In prior years, Democratic lawmakers have rubber stamped those budgets. This year, environmentalists again are demanding that the diversions be stopped and funding restored.
Let’s see if Democrats can make blocking the Governor’s proposed diversion of $275 million in Clean Energy Funds a priority in this year’s budget negotiations.
That will be far more difficult and have far greater positive impacts than passing last year’s symbolic ban on fracking wells (which Gov. Chrisitie CV’s to a temporary moratorium) and this year’s proposed legislation that would ban the in state treatment or disposal of fracking wastewater.
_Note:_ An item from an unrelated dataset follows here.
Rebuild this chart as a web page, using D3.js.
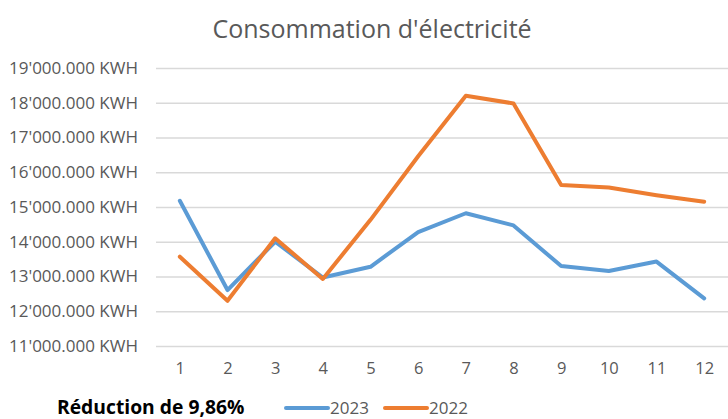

And aside from the politics of the budget, we don’t want readers to forget that the main risk of fracking to NJ comes from proposed Delaware River Basin Commission (DRBC) regulations.
If those regulations are adopted, that would lift the current moratorium and allow 18,000 – 20,000 wells to be drilled in the NY and Pennsylvania portions of the watershed. That drilling would pose not only chemical threats to NJ waters, but would consume BILLIONS of gallons of water.
As one wise environmentalists I spoke with asked me: with all that water going to gas drilling, what will we do during the next drought?
No one is talking about that issue either.
Democrats have run away from critically important legislation they introduced last session (see: A3314 and S2575). That legislation would establish a NJ policy at the DRBC with respect to fracking and prevent Gov. Christie from voting in favor of those regulations.
Christie represents NJ’s interest on the DRBC, and NJ’s vote could determine the outcome.
But, amidst all the praise for Democrats yesterday for enacting largely symbolic gestures, we heard none of that.
Aside from these legislative political stunts, as long as resources, organizing, and the good faith of citizen activists are limited to traditional Trenton inside political games and lobbying, we will continue to lose to corporate interests. I’ll close with a illustrative quote from a recent Chris Hedges column on Daniel Berrigan:
There is one place, Berrigan says, where those who care about justice need to be—in the streets. The folly of electoral politics, the colossal waste of energy invested in the charade of the Wisconsin recall, which once again funneled hopes and passion back into a dead political system and a bankrupt Democratic Party, the failure by large numbers of citizens to carry out mass acts of civil disobedience, will only ensure that we remain hostages to corporate power.